20. The cable-type composite printed wiring board according to claim 12, wherein there is formed a resin encapsulation portion encapsulating the end face of the shielding wire coupler in the length direction of the conductor wire.

21. The cable-type composite printed wiring board according to claim 20, wherein the resin encapsulation portion has a true circular shape.

22. The cable-type composite printed wiring board according to claim 20, wherein the outer periphery of the resin encapsulation portion is disposed closer to the shielding wire than to the bottom portions of the shielding wire projections.

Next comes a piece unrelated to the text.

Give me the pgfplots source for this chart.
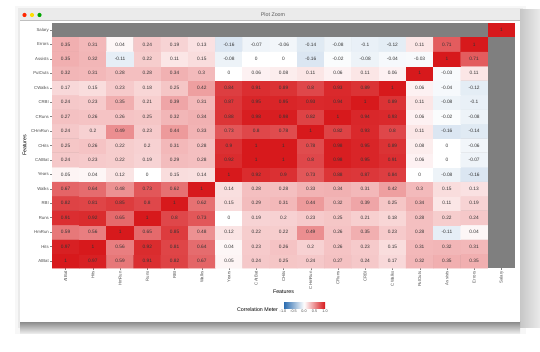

23. A cable component for use in a cable-type composite printed wiring board comprising: a first wiring board having a first insulating substrate and a first conductor layer pattern, second wiring boards that have a second insulating substrate and a second conductor layer pattern and are laminated onto the first wiring board, and a cable component juxtaposed with the first wiring board and connected to the second conductor layer pattern,

wherein the cable component comprises:

a cable having a conductor wire and a sheath portion insulating the conductor wire, and

a planetary gear-shaped conductor wire coupler connected to the conductor wire and having conductor wire projections which, by passing through the second insulating substrate, abut against the second conductor layer pattern.

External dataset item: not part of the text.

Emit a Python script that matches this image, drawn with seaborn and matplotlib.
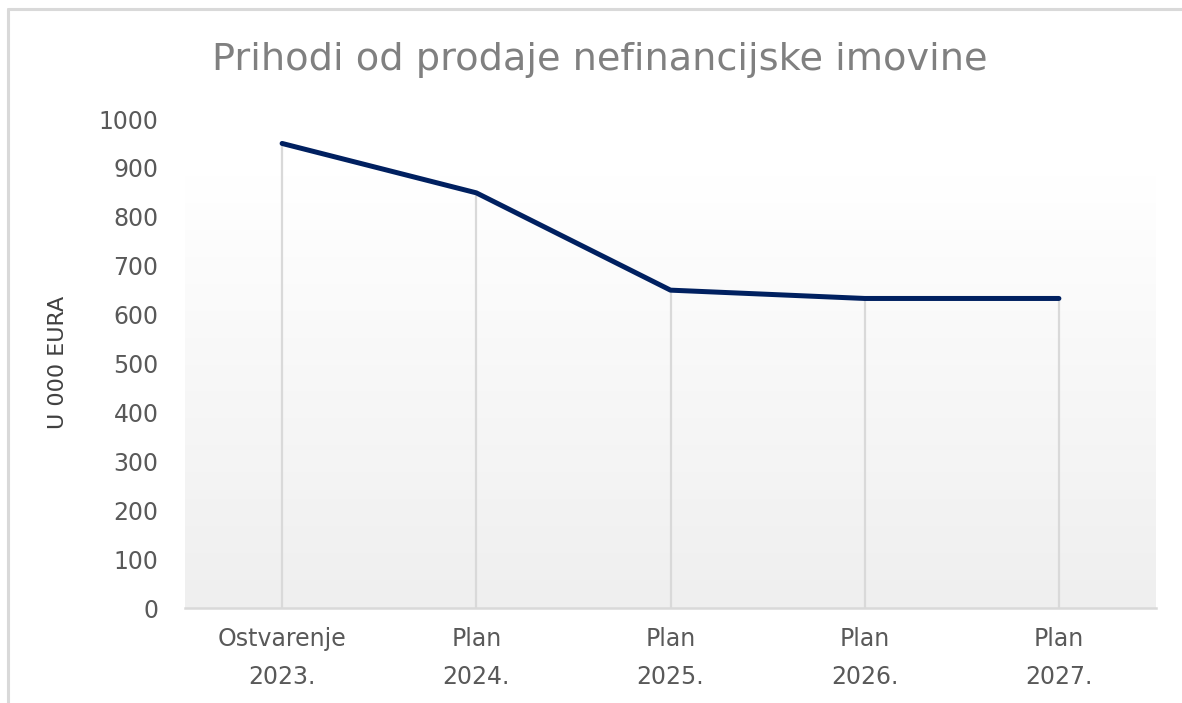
import numpy as np
import matplotlib
matplotlib.use("Agg")
import matplotlib.pyplot as plt
from matplotlib.lines import Line2D
from matplotlib.colors import LinearSegmentedColormap
import seaborn as sns

categories = ["Ostvarenje\n2023.", "Plan\n2024.", "Plan\n2025.", "Plan\n2026.", "Plan\n2027."]
values = [950, 849, 650, 633, 633]
yticks = [0, 100, 200, 300, 400, 500, 600, 700, 800, 900, 1000]
title = "Prihodi od prodaje nefinancijske imovine"
ylabel = "U 000 EURA"

sns.set_theme(style="white")
plt.rcParams["font.family"] = ["DejaVu Sans"]

W, H = 1182, 703
fig = plt.figure(figsize=(W / 100, H / 100), dpi=100)
fig.patch.set_facecolor("white")
ax = fig.add_axes([185 / W, 1 - 608 / H, (1156 - 185) / W, (608 - 119) / H])
ax.set_facecolor("white")

pos = np.arange(len(categories))
# gradient background (white at top, light gray at bottom)
grad = np.linspace(0, 1, 256).reshape(-1, 1)
cmap = LinearSegmentedColormap.from_list("g", ["#ffffff", "#efefef"])
ax.imshow(grad, cmap=cmap, aspect="auto", extent=(-0.5, len(categories) - 0.5, 0, 885),
          zorder=0, origin="upper")
ax.set_ylim(0, 1000)
ax.set_xlim(-0.5, len(categories) - 0.5)

ax.vlines(pos, 0, values, colors="#d9d9d9", linewidth=1.6, zorder=1)
sns.lineplot(x=pos, y=values, ax=ax, color="#002060", linewidth=3.6, zorder=3,
             solid_capstyle="round", solid_joinstyle="round")

ax.set_xticks(pos)
ax.set_xticklabels(categories, fontsize=17, color="#595959", linespacing=1.7)
ax.set_yticks(yticks)
ax.set_yticklabels([str(v) for v in yticks], fontsize=17, color="#595959")
ax.tick_params(axis="y", length=0, pad=19)
ax.tick_params(axis="x", length=0, pad=14)
ax.set_ylabel(ylabel, fontsize=16, color="#404040")
ax.yaxis.set_label_coords(-(185 - 68) / (1156 - 185), (608 - 362) / (608 - 119))

for s in ["top", "right", "left"]:
    ax.spines[s].set_visible(False)
ax.spines["bottom"].set_color("#d9d9d9")
ax.spines["bottom"].set_linewidth(1.8)
ax.spines["bottom"].set_zorder(2)
ax.grid(False)

fig.text(600 / W, 1 - 60 / H, title, ha="center", va="center", fontsize=27.5, color="#808080")

# outer border (top and left)
fig.add_artist(Line2D([8 / W, 1], [1 - 9 / H, 1 - 9 / H], color="#d9d9d9", linewidth=2.2))
fig.add_artist(Line2D([8 / W, 8 / W], [0, 1 - 9 / H], color="#d9d9d9", linewidth=2.2))

fig.savefig("out.png", dpi=100)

24. The cable component according to claim 23,

wherein the cable has a shielding wire arranged on the outer periphery of the sheath portion and an outer sheath portion sheathing the shielding wire and comprises a planetary gear-shaped shielding wire coupler connected to the shielding wire and having shielding wire projections which, by passing through the second insulating substrate, abut against the second conductor layer pattern.

25. An electronic device equipped with a cable-type composite printed wiring board having a cable component connected thereto,

wherein the cable-type composite printed wiring board is the cable-type composite printed wiring board according to claim 1.